The camera’s 5.8k resolution is quite impressive, though low light an over exposure can be an issue. The forrest where we most often ride is a dark valley, and in comparison with non-360 cams, the image quality can get quite grainy. In areas that feature both dark and light patches, the camera’s dynamic range is pushed, causing the darker areas to appear more ill-lit than they are.

Part of what sets the Rylo apart from competition is its ability to capture 360° of footage, and then let the user choose the video’s focus point. Many 360° cameras need VR goggles to view the footage, while with some the viewer can toggle the point of view. For sports, especially mountain biking it’s nice to be able to stay focused on the trail, or rider in front/back of you. Rylo’s in phone or Mac OSX app allows  an indefinite amount of focus point to be set through the clip, keeping the content exciting, and making the most of all good angles. If the camera is focused on your friend in front of you on the trail, but your buddy does a huge jump behind you, you can have the point of view toggle backward to catch the moment.

Perhaps the largest intrigue of the Rylo Cam is the ability to quickly import 360° video (via cable or bluetooth), and then export directly to social media platforms. The editing process leads us to the Rylo app, available for iOS and Andriod, as well as macOS. The app has a clean design, and is relatively easy to figure out.
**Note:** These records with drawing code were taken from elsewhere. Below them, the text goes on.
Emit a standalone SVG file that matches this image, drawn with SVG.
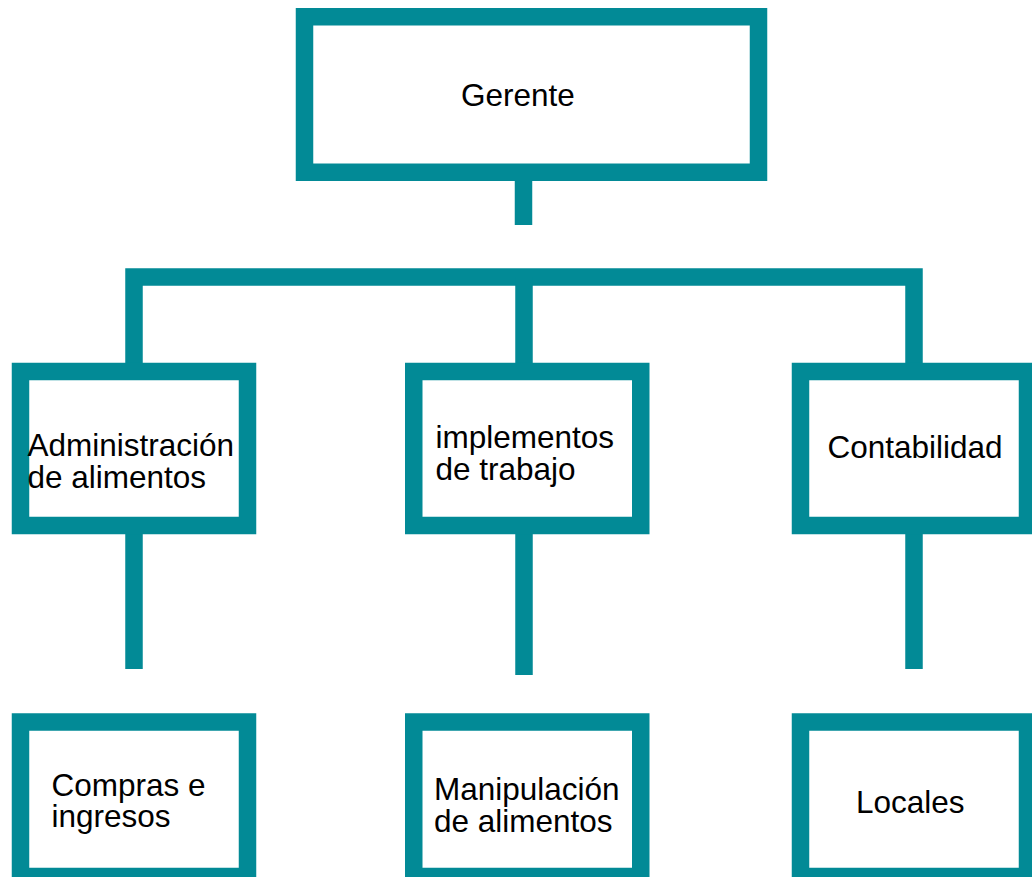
<svg xmlns="http://www.w3.org/2000/svg" width="1032" height="877" viewBox="0 0 1032 877">
<style>
.box{fill:#ffffff;stroke:#028a96;stroke-width:17.5}
.con{fill:none;stroke:#028a96;stroke-width:17.5;stroke-linejoin:miter;stroke-linecap:butt}
text{font-family:"Liberation Sans",Arial,sans-serif;font-size:31.5px;fill:#000000}
</style>
<rect width="1032" height="877" fill="#ffffff"/>
<g id="connectors">
<path class="con" d="M523.5,181 V225"/>
<path class="con" d="M134,363 V277 H914 V363"/>
<path class="con" d="M524,277 V363"/>
<path class="con" d="M134,534 V669"/>
<path class="con" d="M524,534 V675"/>
<path class="con" d="M914,534 V669"/>
</g>
<g id="gerente">
<rect class="box" x="304.5" y="16.75" width="454" height="155.5"/>
<text x="461" y="106">Gerente</text>
</g>
<g id="administracion">
<rect class="box" x="20.5" y="371.5" width="227" height="154"/>
<text x="27.5" y="455.5">Administración</text>
<text x="27.5" y="488">de alimentos</text>
</g>
<g id="implementos">
<rect class="box" x="413.75" y="371.5" width="227" height="154"/>
<text x="435.5" y="448">implementos</text>
<text x="435.5" y="480">de trabajo</text>
</g>
<g id="contabilidad">
<rect class="box" x="800.5" y="371.5" width="227" height="154"/>
<text x="827.5" y="458">Contabilidad</text>
</g>
<g id="compras">
<rect class="box" x="20.5" y="722" width="227" height="154.5"/>
<text x="51.5" y="795.5">Compras e</text>
<text x="51.5" y="827">ingresos</text>
</g>
<g id="manipulacion">
<rect class="box" x="413.75" y="722" width="227" height="154.5"/>
<text x="434" y="800">Manipulación</text>
<text x="434" y="832">de alimentos</text>
</g>
<g id="locales">
<rect class="box" x="800.5" y="722" width="227" height="154.5"/>
<text x="856" y="813">Locales</text>
</g>
</svg>
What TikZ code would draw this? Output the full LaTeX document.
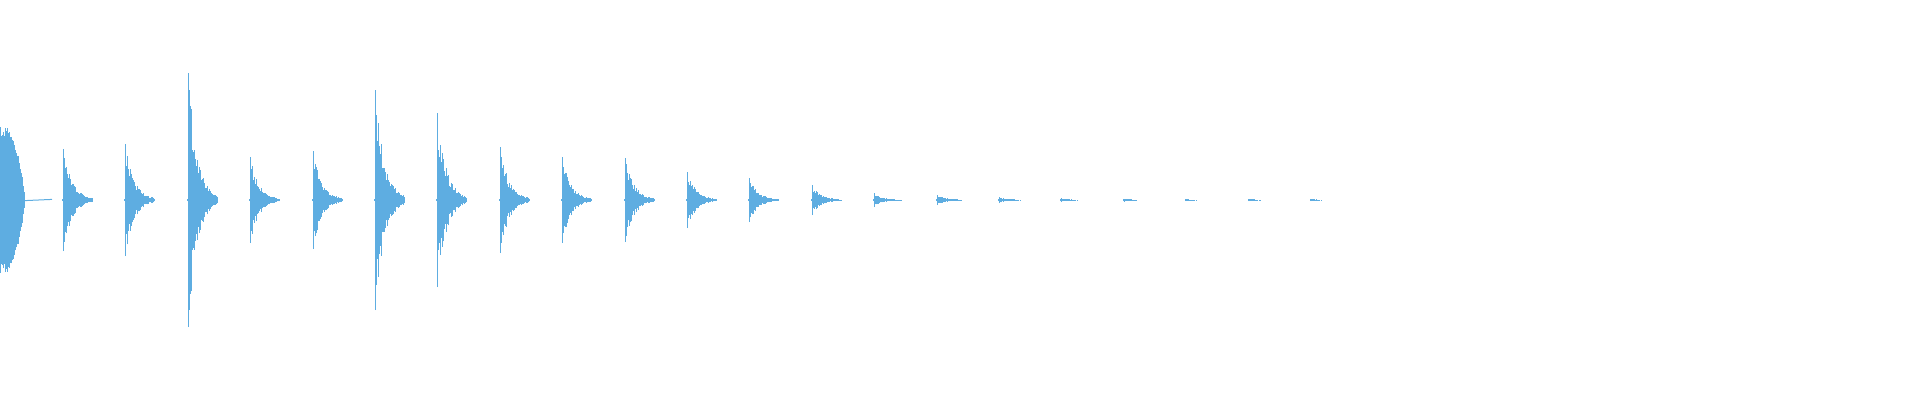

Many of the editing tools are similar to other platforms, and allow the adjustments of audio levels, cropping, brightness, saturation, contrast, etc. The main learning curve is how to trim, and choose focus points for the clip. Either in phone or on the computer, you click where you like the camera to focus, and it will remain on that point until you guide it to a next point. This process can be repeated countless times per clip. The other option is to let the camera auto-follow a point, in our case, often the rider in front of us. Once you select the point, if there’s adequate light, Rylo will remain locked to the point for the remainder of the clip.

Though the app is easy to use, we had a few issues with it. One key drawback is the fact that you cannot add multiple clips together creating a longer piece. If you desire a longer Rylo video you must import into the app first, edit your clip to shoe the point of view you wish to share, then export to a different phone or desktop app. The aforementioned process can be lengthy, and degrade quality, especially depending on file size.

One key feature we love about the Rylo Cam, is its absolute ability to keep the image stable. The camera features advanced stabilization that amounts to almost the same look a POV cam with a gimbal would accomplish. It’s possible to toggle the feature off, but we never found a need or desire to do so. Not only do clips come out smooth, but the camera keeps the horizon line level so as not to disorient the viewer.

Overall

Rylo has a few competitors, but due to the small and compact body, waterproof case, and the phone app to social media interface, we’d say the Rylo camera is likely the best action sports focused 360º cam on the market. There are some improvements to be made, but it seems there’s longevity in the brand’s commitment to growth. Rylo continues to offer new camera and app updates, so we wouldn’t see reason to hesitate going the Rylo route for your next POV cam purchase.